Royal Air Force Station Duxford opened in September 1918.
Accomodation for it's personnel was very primitive, mostly tents
and a few wooden barracks.
As the airfield was improved it was realised that more permanent
facilities were required, houses were built on the North west side
of the Newmarket to Royston road (What is now the A505).
House building started in 1922, the first to be built were Nos 1 to 18 Woburn Place.
Not long afterwards, Nos 19 to 44 Whitehall Gardens were built.
Things settled down for a few years, but when the threat of war was
seen to be coming, a huge expansion plan was put into place which saw
new building on the airfield (Officers Mess, Barrack Blocks, various
buildings for engineering, stores, motor transport etc) and more housing!
Building started again in the mid 1930s and Nos 45 to 48 Woburn Place and
50 to 55 Kingsway were erected.
The Sergeant's Mess, (which is now the Iceni Water building) and a barrack
block adjacent (now demolished), plus parts of Burma and Ledo Road (behind
Texaco) also went up at this time.
World War Two stopped further building but when peace returned, so did the builders!
Nos 54 to 81 Kingsway went up from 1947 to 1950, and Nos 82 to 109 Kingsway
were last to be built in 1953-1956.
The RAF remained at Duxford until 1961 when the airfield was closed as it was
too far south and too far inland to be strategically important and the costly
improvements required for modern supersonic jet fighters could not be justified.
After the closure of RAF Duxford, the housing stock was remained in use for RAF
famillies stationed at RAF Bassingbourn.
In 1969, RAF Bassingbourn was transferred to the Army, and likewise the Duxford
housing was now used to house the Army famillies.
In 1976, plans were made to sell off the properties and the Army left, and the
housing boarded up.
In 1982, Blue Boar bought the whole site and then sold the individual freeholds,
and then transferred the ownership road network and public open spaces to a company
that is now known as the Heathfields Residents Association Ltd.
Such is the popularity of the estate, many of the houses are still owned by the
people who bought them from Blue Boar back in 1982 and 1983.
The ownership of the road network and public open spaces on most modern housing
estates estates is usually transferred from the developers to the local council,
who then take on the financial and legal responsibility for future maintenance, but
because the road network construction of the ex RAF estates does not meet the standards
required for the local council to "adopt" them, they remain in private ownership, and
therefore the HRA estate is a "Private" estate, where the owners are financially and
legally responsible for the maintenance, which in our case gives us much more control.
As well as buying the freehold of their house, each purchaser also had to buy a share
in Residents Association, therefore the house owners collectively own the Residents
Association that owns the road network and public open spaces.

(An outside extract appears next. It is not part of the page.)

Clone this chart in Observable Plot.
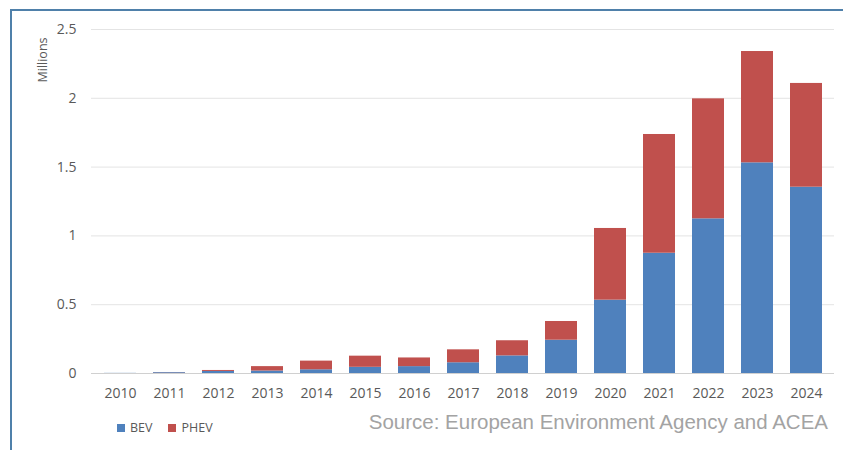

Every time a house is
sold, the seller has to transfer their share in the HRA to the new house owner, thus
ensuring that the home owners maintain ownership of the HRA.
To enable the HRA to pay for things like street lighting, grass cutting, general
maintenance and improvement of the estate, each shareholder is required to pay an
annual management charge of £120, which may be be paid in monthly installments.
The Heathfield estate was the first former RAF housing estate to be sold off to
private freeholders, and as far as we know, it is the only estate where the
ownership of the road network and public open spaces was transferred to a residents
assciation that is actually owned by the owners of the houses on the estate, which
gives the owners a say in how the estate is managed as the HRA Board of Directors is
elected by the house owners.
Subsequent RAF estate sales have seen the roads and public open space ownership
retained by the developers that acquired their estates from the RAF, which gives
the residents of these estates no say in the way their estates are managed, and has
often resulted in exorbitant management charge, in many cases they are in excess
of £500 per year per house.
Incidently, the name "Heathfield" comes from the farm that was here back in 1917, w
hen the builders first arrived to build what was to become Royal Air Force Duxford.